Designing and building a site for New York-based cultural producer

Alexandra Winters is a New York-based independent producer specializing in contemporary and public art, public programs, and conferences. She has produced new commissions and site-specific projects for organizations including Creative Time and Luna Luna, bringing work to cultural institutions and public spaces around the world. The website needed to reflect the ambition and range of her practice.

Brief

Alex needed a website that felt as considered as her work. Something with a distinctive visual identity that could flex across a wide range of projects, from public art commissions to international conferences. The goal was to keep the implementation lean and the design bold.

Alex Winters website home page
The home page leads with bold typography and the project grid, keeping the focus on Alex's work.

Approach

The site is powered by Astro and built with HTML and CSS inspired by Andy Bell’s modern CSS methodology, a utility-first, cascade-friendly approach that keeps the codebase simple and maintainable. This was a deliberate choice that keeps the site fast and the code easy to understand.

Project content is stored as structured JSON data, which drives the generation of pages and components. Add a new project to the JSON and the site builds it out automatically.

Marquee and splash screen

To add some personality to the site, I designed a vintage style Marquee component using a fun, even if a bit unbalanced, font that was built for use with Japanese characters but looks great in the latin characters as well.

The marquee is introduced on the splash screen but sticks around on the home page, same component but colors configured via custom properties to match the home page color scheme.

Alex Winters website splash screen
The splash screen uses the marquee component as a centrepiece before transitioning to the home page.
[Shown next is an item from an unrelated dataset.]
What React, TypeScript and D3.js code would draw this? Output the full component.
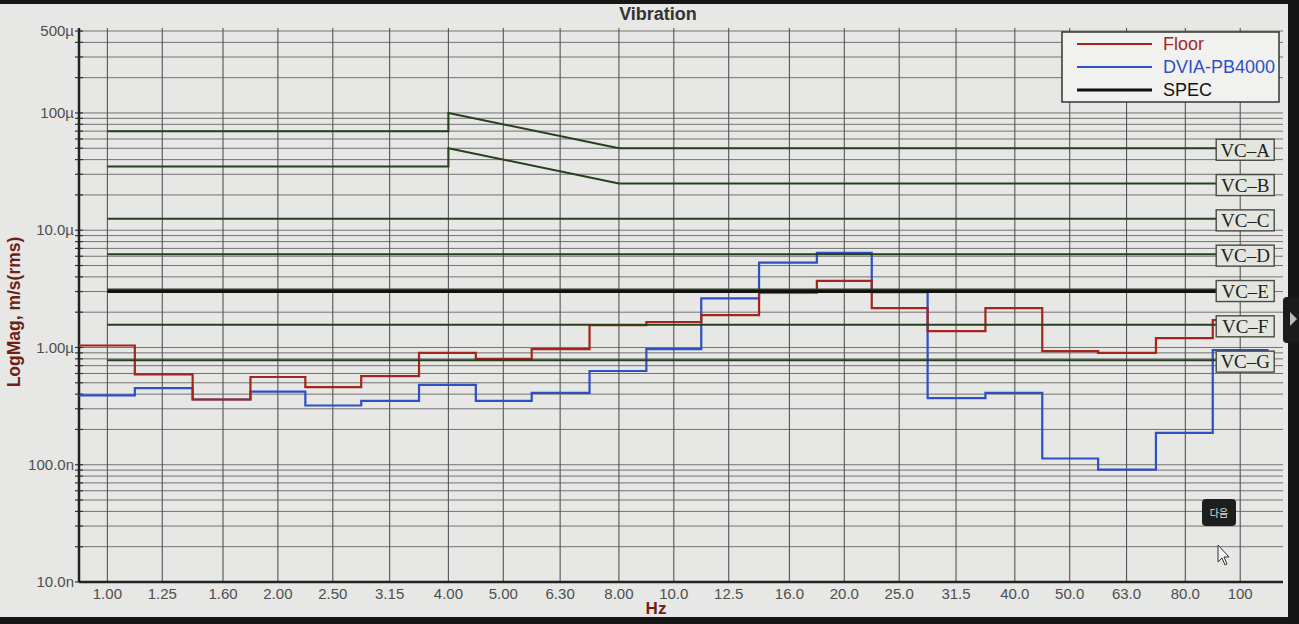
import { useRef, useEffect } from 'react';
import * as d3 from 'd3';

const WIDTH = 1299;
const HEIGHT = 624;

// third-octave band centres (Hz) and their axis labels
const bands = [1, 1.25, 1.6, 2, 2.5, 3.15, 4, 5, 6.3, 8, 10, 12.5, 16, 20, 25, 31.5, 40, 50, 63, 80, 100];
const bandLabels = ['1.00', '1.25', '1.60', '2.00', '2.50', '3.15', '4.00', '5.00', '6.30', '8.00', '10.0', '12.5', '16.0', '20.0', '25.0', '31.5', '40.0', '50.0', '63.0', '80.0', '100'];

// velocity per band, µm/s rms
const floorVel = [1.04, 0.59, 0.36, 0.56, 0.46, 0.57, 0.9, 0.8, 0.97, 1.55, 1.65, 1.89, 2.93, 3.7, 2.17, 1.38, 2.17, 0.93, 0.9, 1.2, 1.71];
const dviaVel = [0.39, 0.45, 0.36, 0.42, 0.32, 0.35, 0.48, 0.35, 0.41, 0.63, 0.97, 2.62, 5.3, 6.4, 2.97, 0.37, 0.41, 0.113, 0.091, 0.187, 0.95];

// vibration criteria curves, [Hz, µm/s]
const vcA: [number, number][] = [[1, 70], [4, 70], [4, 100], [8, 50], [100, 50]];
const vcB: [number, number][] = [[1, 35], [4, 35], [4, 50], [8, 25], [100, 25]];
const vcC: [number, number][] = [[1, 12.5], [100, 12.5]];
const vcD: [number, number][] = [[1, 6.25], [100, 6.25]];
const vcE: [number, number][] = [[1, 3.12], [100, 3.12]];
const vcF: [number, number][] = [[1, 1.56], [100, 1.56]];
const vcG: [number, number][] = [[1, 0.78], [100, 0.78]];
const vcNames = ['VC–A', 'VC–B', 'VC–C', 'VC–D', 'VC–E', 'VC–F', 'VC–G'];
const spec: [number, number][] = [[1, 3.0], [100, 3.0]];

const yTickValues = [5e-4, 1e-4, 1e-5, 1e-6, 1e-7, 1e-8];
const yTickLabels = ['500µ', '100µ', '10.0µ', '1.00µ', '100.0n', '10.0n'];

const legendNames = ['Floor', 'DVIA-PB4000', 'SPEC'];

const RED = '#a3261d';
const BLUE = '#2f4fc4';
const GREEN = '#26401c';
const AXIS_RED = '#6e2017';
const SANS = '"Liberation Sans", Arial, sans-serif';
const SERIF = '"Liberation Serif", "DejaVu Serif", serif';

const PLOT = { left: 79, right: 1283, top: 31, bottom: 582 };

export default function App() {
  const svgRef = useRef<SVGSVGElement>(null);

  useEffect(() => {
    const svg = d3.select(svgRef.current);
    svg.selectAll('*').remove();

    const x = d3.scaleLog().domain([0.891, 119]).range([PLOT.left, PLOT.right]);
    const y = d3.scaleLog().domain([1e-8, 5e-4]).range([PLOT.bottom, PLOT.top]);

    // screen frame + panel
    svg.append('rect').attr('width', WIDTH).attr('height', HEIGHT).attr('fill', '#161616');
    svg.append('rect').attr('x', 0).attr('y', 4).attr('width', 1288).attr('height', 613).attr('fill', '#e7e7e5');

    // grid
    const grid = svg.append('g');
    const hLines: number[] = [];
    for (let dec = 1e-8; dec <= 1e-4 * 1.01; dec *= 10) {
      for (let k = 1; k <= 9; k++) {
        const v = k * dec;
        if (v <= 5e-4 * 1.001) hLines.push(v);
      }
    }
    hLines.forEach((v) => {
      grid
        .append('line')
        .attr('x1', PLOT.left)
        .attr('x2', PLOT.right)
        .attr('y1', y(v))
        .attr('y2', y(v))
        .attr('stroke', '#727272')
        .attr('stroke-width', 1);
      grid
        .append('line')
        .attr('x1', PLOT.left - 4)
        .attr('x2', PLOT.left + 4)
        .attr('y1', y(v))
        .attr('y2', y(v))
        .attr('stroke', '#333')
        .attr('stroke-width', 1.2);
    });
    bands.forEach((f) => {
      grid
        .append('line')
        .attr('x1', x(f))
        .attr('x2', x(f))
        .attr('y1', PLOT.top - 3)
        .attr('y2', PLOT.bottom)
        .attr('stroke', '#555')
        .attr('stroke-width', 1.1);
    });

    // axes
    svg
      .append('line')
      .attr('x1', PLOT.left)
      .attr('x2', PLOT.left)
      .attr('y1', PLOT.top - 3)
      .attr('y2', PLOT.bottom)
      .attr('stroke', '#222')
      .attr('stroke-width', 2.5);
    svg
      .append('line')
      .attr('x1', PLOT.left)
      .attr('x2', PLOT.right)
      .attr('y1', PLOT.bottom)
      .attr('y2', PLOT.bottom)
      .attr('stroke', '#222')
      .attr('stroke-width', 2.5);

    yTickValues.forEach((v, i) => {
      svg
        .append('text')
        .attr('x', PLOT.left - 5)
        .attr('y', y(v))
        .attr('dy', '0.35em')
        .attr('text-anchor', 'end')
        .attr('font-family', SANS)
        .attr('font-size', 15)
        .attr('fill', '#4e4e4e')
        .text(yTickLabels[i]);
    });
    bands.forEach((f, i) => {
      svg
        .append('text')
        .attr('x', x(f))
        .attr('y', PLOT.bottom + 17)
        .attr('text-anchor', 'middle')
        .attr('font-family', SANS)
        .attr('font-size', 15)
        .attr('fill', '#4e4e4e')
        .text(bandLabels[i]);
    });

    // titles
    svg
      .append('text')
      .attr('x', 658)
      .attr('y', 20)
      .attr('text-anchor', 'middle')
      .attr('font-family', SANS)
      .attr('font-weight', 'bold')
      .attr('font-size', 18)
      .attr('fill', '#333')
      .text('Vibration');
    svg
      .append('text')
      .attr('transform', 'translate(20,312) rotate(-90)')
      .attr('text-anchor', 'middle')
      .attr('font-family', SANS)
      .attr('font-weight', 'bold')
      .attr('font-size', 17.5)
      .attr('fill', AXIS_RED)
      .text('LogMag, m/s(rms)');
    svg
      .append('text')
      .attr('x', 656)
      .attr('y', 614)
      .attr('text-anchor', 'middle')
      .attr('font-family', SANS)
      .attr('font-weight', 'bold')
      .attr('font-size', 17)
      .attr('fill', AXIS_RED)
      .text('Hz');

    // band edges for step curves
    const last = bands.length - 1;
    const edge = (i: number) => {
      const lo = i === 0 ? bands[0] / Math.pow(10, 0.05) : Math.sqrt(bands[i - 1] * bands[i]);
      const hi = i === last ? bands[last] * Math.pow(10, 0.05) : Math.sqrt(bands[i] * bands[i + 1]);
      return [lo, hi];
    };
    const stepPts = (vals: number[]): [number, number][] =>
      vals.flatMap((v, i) => {
        const [lo, hi] = edge(i);
        return [
          [lo, v],
          [hi, v],
        ] as [number, number][];
      });

    const line = d3
      .line<[number, number]>()
      .x((d) => x(d[0]))
      .y((d) => y(d[1] * 1e-6));

    svg
      .append('path')
      .attr('d', line(stepPts(dviaVel)))
      .attr('fill', 'none')
      .attr('stroke', BLUE)
      .attr('stroke-width', 2.2);
    svg
      .append('path')
      .attr('d', line(stepPts(floorVel)))
      .attr('fill', 'none')
      .attr('stroke', RED)
      .attr('stroke-width', 2.2);

    // criteria
    const vcCurves = [vcA, vcB, vcC, vcD, vcE, vcF, vcG];
    vcCurves.forEach((c) => {
      svg
        .append('path')
        .attr('d', line(c))
        .attr('fill', 'none')
        .attr('stroke', GREEN)
        .attr('stroke-width', 2);
    });
    svg
      .append('path')
      .attr('d', line(spec))
      .attr('fill', 'none')
      .attr('stroke', '#111')
      .attr('stroke-width', 3);

    vcCurves.forEach((c, i) => {
      const end = c[c.length - 1];
      const bx = x(end[0]) - 24;
      const by = y(end[1] * 1e-6);
      svg
        .append('rect')
        .attr('x', bx)
        .attr('y', by - 9)
        .attr('width', 58)
        .attr('height', 21)
        .attr('fill', '#e3e5df')
        .attr('stroke', '#4a4a44')
        .attr('stroke-width', 1.4);
      svg
        .append('text')
        .attr('x', bx + 29)
        .attr('y', by + 1.5)
        .attr('dy', '0.36em')
        .attr('text-anchor', 'middle')
        .attr('font-family', SERIF)
        .attr('font-size', 19)
        .attr('fill', '#222')
        .text(vcNames[i]);
    });

    // legend
    const lg = svg.append('g').attr('transform', 'translate(1062,32)');
    lg.append('rect')
      .attr('width', 217)
      .attr('height', 70)
      .attr('fill', '#f1f1ef')
      .attr('stroke', '#333')
      .attr('stroke-width', 1.5);
    const legendColors = [RED, BLUE, '#111'];
    legendNames.forEach((name, i) => {
      const ly = 12 + i * 23;
      lg.append('line')
        .attr('x1', 15)
        .attr('x2', 90)
        .attr('y1', ly)
        .attr('y2', ly)
        .attr('stroke', legendColors[i])
        .attr('stroke-width', i === 2 ? 2.8 : 2.2);
      lg.append('text')
        .attr('x', 101)
        .attr('y', ly)
        .attr('dy', '0.36em')
        .attr('font-family', SANS)
        .attr('font-size', 18)
        .attr('fill', legendColors[i])
        .text(name);
    });

    // screen overlays: side tab, tooltip button, cursor
    svg.append('rect').attr('x', 1283).attr('y', 297).attr('width', 20).attr('height', 46).attr('rx', 4).attr('fill', '#1b1b1b');
    svg.append('path').attr('d', 'M1290,312 L1290,326 L1297,319 Z').attr('fill', '#bbb');
    svg.append('rect').attr('x', 1202).attr('y', 499).attr('width', 34).attr('height', 27).attr('rx', 4).attr('fill', '#1e1e1e');
    svg
      .append('text')
      .attr('x', 1219)
      .attr('y', 513)
      .attr('dy', '0.35em')
      .attr('text-anchor', 'middle')
      .attr('font-family', '"Noto Sans CJK KR", sans-serif')
      .attr('font-size', 10)
      .attr('fill', '#ddd')
      .text('다음');
    svg
      .append('path')
      .attr('d', 'M1218,545 L1218,562 L1222,558 L1225,565 L1227,564 L1224,557 L1229,557 Z')
      .attr('fill', '#f4f4f4')
      .attr('stroke', '#333')
      .attr('stroke-width', 1);
  }, []);

  return (
    <svg
      ref={svgRef}
      width={WIDTH}
      height={HEIGHT}
      style={{ position: 'absolute', left: 0, top: 0, display: 'block' }}
    />
  );
}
Although splash screens can sometimes be intrusive, the design makes the screen easy to skip but it also dismisses quickly enough that it doesn’t keep the visitor from the site content for long. The added “moment” the splash screen creates makes the site feel as though you are entering a special space. Visitors that use ‘prefers-reduced-motion’ will skip the splash screen automatically.

Themed project pages

One of the more distinctive features of the site is that each project page has its own color theme, pulled from the project’s data and applied via CSS custom properties.

Something Alex mentioned early on in the project is that her personal branding should’t compete with the work, as her and her collaborators bring the clients’ projects to life with the clients’ own branding. This gives every project a unique feel while keeping the layout consistent and the implementation simple.

Alex Winters project page — Rashid Johnson
Each project theme is defined as custom properties and applied using a data attribute on the project page.
Alex Winters project page — Luna Luna
Alex Winters project page — Le Creuset

User Research

To get feedback on the site in the build phase, I designed a lightweight study and selected participants for the interviews who were in similar roles to Alex’s clients and collaborators.

These interviews gleaned early insights into how the presentation of the work can influence visitors impressions on credibility, capabilities and how and what would drive them to the engagement phase for hiring.

Visual design

The visual design leans into bold typography and generous whitespace, with the themed project pages doing a lot of the expressive work. The home page marquee adds energy without competing with the work itself.